- What the task asks: Retype only what runs from the first line of the listing to the line holding "obs_days = np.arange(0, 280, 7)", both included. Do not retype the pictures.

———

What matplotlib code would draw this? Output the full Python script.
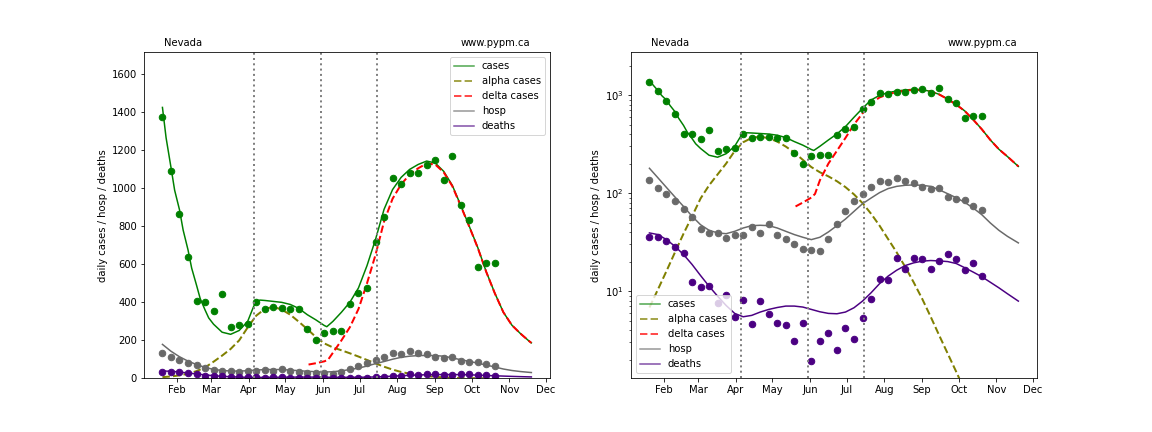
import numpy as np
import matplotlib.pyplot as plt
import matplotlib.dates as mdates

# Nevada, 2021: weekly data points and model curves (days after 2021-01-20)
start = np.datetime64('2021-01-20')
obs_days = np.arange(0, 280, 7)

cases_obs = [1374, 1089, 863, 637, 405, 400, 353, 442, 270, 279, 286, 402, 363, 375,
             370, 365, 365, 258, 200, 237, 247, 247, 389, 449, 475, 717, 847, 1054,
             1022, 1079, 1079, 1121, 1147, 1042, 1168, 910, 833, 584, 607, 607]
hosp_obs = [135, 112, 98, 83, 69, 56.5, 43, 39.5, 39.5, 34.8, 37.7, 37.7, 45, 39.5,
            48.4, 37.4, 34, 30.3, 26.9, 26.3, 25.9, 34, 48.4, 65.6, 83, 97.7, 115, 132,
            129, 142, 132, 127, 115, 110, 112, 91, 87, 85, 73.8, 67.1]
deaths_obs = [35.6, 35.6, 32.5, 28.2, 24.7, 12.4, 11.1, 11.3, 7.6, 9.2, 5.4, 8.1, 4.65,
              8.0, 5.9, 4.75, 4.54, 3.12, 4.75, 1.95, 3.12, 3.77, 2.53, 4.24, 3.27, 5.35,
              8.35, 13.3, 13.0, 21.8, 16.9, 21.8, 21.3, 16.9, 20.3, 23.9, 21.3, 16.5,
              19.4, 14.3]

cases_days = [0, 3, 7, 10, 14, 17, 21, 24, 28, 31, 35, 38, 42, 49, 56, 63, 70, 75, 77,
              80, 84, 91, 98, 105, 112, 119, 126, 133, 135, 140, 147, 154, 161, 168, 175,
              182, 189, 196, 203, 210, 217, 224, 231, 238, 245, 252, 259, 266, 273, 280,
              287, 294, 301, 303]
cases_fit = [1425, 1265, 1110, 990, 887, 780, 676, 580, 490, 420, 360, 318, 285, 243,
             232, 252, 300, 380, 401, 412, 410, 405, 400, 389, 368, 335, 308, 278, 272,
             300, 348, 401, 476, 593, 731, 889, 993, 1057, 1099, 1125, 1143, 1133, 1089,
             1016, 910, 800, 688, 560, 448, 348, 280, 236, 197, 187]

alpha_days = [0, 7, 14, 21, 28, 35, 42, 49, 56, 63, 70, 77, 84, 91, 98, 105, 112, 119,
              126, 133, 140, 147, 154, 161, 168, 175, 182, 189, 196, 203, 210, 217, 224,
              231, 238, 245, 252, 259, 266]
alpha_fit = [6.8, 10.4, 16.0, 24.9, 38.5, 57.8, 88, 120, 155, 200, 268, 330, 365, 377,
             362, 335, 298, 259, 218, 184, 163, 148, 132, 115, 97, 79, 61.6, 46.5, 34,
             24.9, 17.7, 12.3, 8.35, 5.47, 3.53, 2.3, 1.5, 0.97, 0.62]

delta_days = [120, 126, 133, 136, 140, 147, 154, 161, 168, 175, 182, 189, 196, 203, 210,
              217, 224, 231, 238, 245, 252, 259, 266, 273, 280, 287, 294, 301, 303]
delta_fit = [73, 80, 90, 98, 135, 200, 270, 365, 500, 650, 825, 945, 1020, 1072, 1105,
             1130, 1125, 1084, 1012, 907, 798, 686, 559, 447, 348, 280, 236, 197, 187]

hosp_days = [0, 7, 14, 21, 28, 35, 42, 49, 56, 63, 70, 77, 84, 91, 98, 105, 112, 119,
             126, 133, 140, 147, 154, 161, 168, 175, 182, 189, 196, 203, 210, 217, 224,
             231, 238, 245, 252, 259, 266, 273, 280, 287, 294, 303]
hosp_fit = [179, 143, 114, 91, 73, 58, 47.5, 41.7, 39.2, 38.5, 40.7, 44, 46.5, 46.9, 46.5,
            44, 40.7, 37.7, 35.4, 33.5, 35.4, 40.1, 46.5, 54.3, 65, 77.8, 88.9, 101, 111,
            117, 120, 121, 120, 117, 108, 98.4, 89.6, 80.3, 70.3, 60.1, 49.5, 41.7, 36.2, 31]

deaths_days = hosp_days
deaths_fit = [39.2, 37.7, 33.5, 28.6, 23.6, 18.7, 14.4, 11.2, 8.87, 7.13, 5.92, 5.47, 5.65,
              6.11, 6.5, 6.8, 7.03, 7.03, 6.87, 6.5, 6.15, 5.92, 5.87, 6.11, 6.76, 7.9, 9.6,
              11.9, 14.2, 16.3, 18.2, 19.4, 20.2, 20.5, 20.3, 20.0, 19.1, 17.3, 15.6, 14.0,
              12.3, 10.8, 9.4, 7.9]

transitions = ['2021-04-05', '2021-05-30', '2021-07-15']


def to_dates(days):
    return start + np.array(days, dtype='timedelta64[D]')


fig, axes = plt.subplots(1, 2, figsize=(16, 6))
fig.subplots_adjust(left=0.125, right=0.9, bottom=0.124, top=0.879, wspace=0.2)

for i, ax in enumerate(axes):
    ax.plot(to_dates(cases_days), cases_fit, color='green', lw=1.5, label='cases')
    ax.plot(to_dates(alpha_days), alpha_fit, color='olive', ls='--', lw=2, label='alpha cases')
    ax.plot(to_dates(delta_days), delta_fit, color='red', ls='--', lw=2, label='delta cases')
    ax.plot(to_dates(hosp_days), hosp_fit, color='dimgrey', lw=1.5, label='hosp')
    ax.plot(to_dates(deaths_days), deaths_fit, color='indigo', lw=1.5, label='deaths')

    ax.plot(to_dates(obs_days), cases_obs, 'o', color='green', ms=6.5)
    ax.plot(to_dates(obs_days), hosp_obs, 'o', color='dimgrey', ms=6.5)
    ax.plot(to_dates(obs_days), deaths_obs, 'o', color='indigo', ms=6.5)

    for t in transitions:
        ax.axvline(np.datetime64(t), color='grey', ls=':', lw=2)

    ax.xaxis.set_major_locator(mdates.MonthLocator())
    ax.xaxis.set_major_formatter(mdates.DateFormatter('%b'))
    ax.set_ylabel('daily cases / hosp / deaths')
    ax.text(0.05, 1.02, 'Nevada', transform=ax.transAxes)
    ax.text(0.78, 1.02, 'www.pypm.ca', transform=ax.transAxes)

    if i == 0:
        ax.set_ylim(0, 1715)
        leg = ax.legend(loc='upper right')
    else:
        ax.set_yscale('log')
        ax.set_ylim(1.285, 2730)
        leg = ax.legend(loc='lower left')
    for h in leg.legend_handles:
        h.set_alpha(0.7)

plt.savefig('out.png', dpi=72)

———

- Full answer:
What matplotlib code would draw this? Output the full Python script.
import numpy as np
import matplotlib.pyplot as plt
import matplotlib.dates as mdates

# Nevada, 2021: weekly data points and model curves (days after 2021-01-20)
start = np.datetime64('2021-01-20')
obs_days = np.arange(0, 280, 7)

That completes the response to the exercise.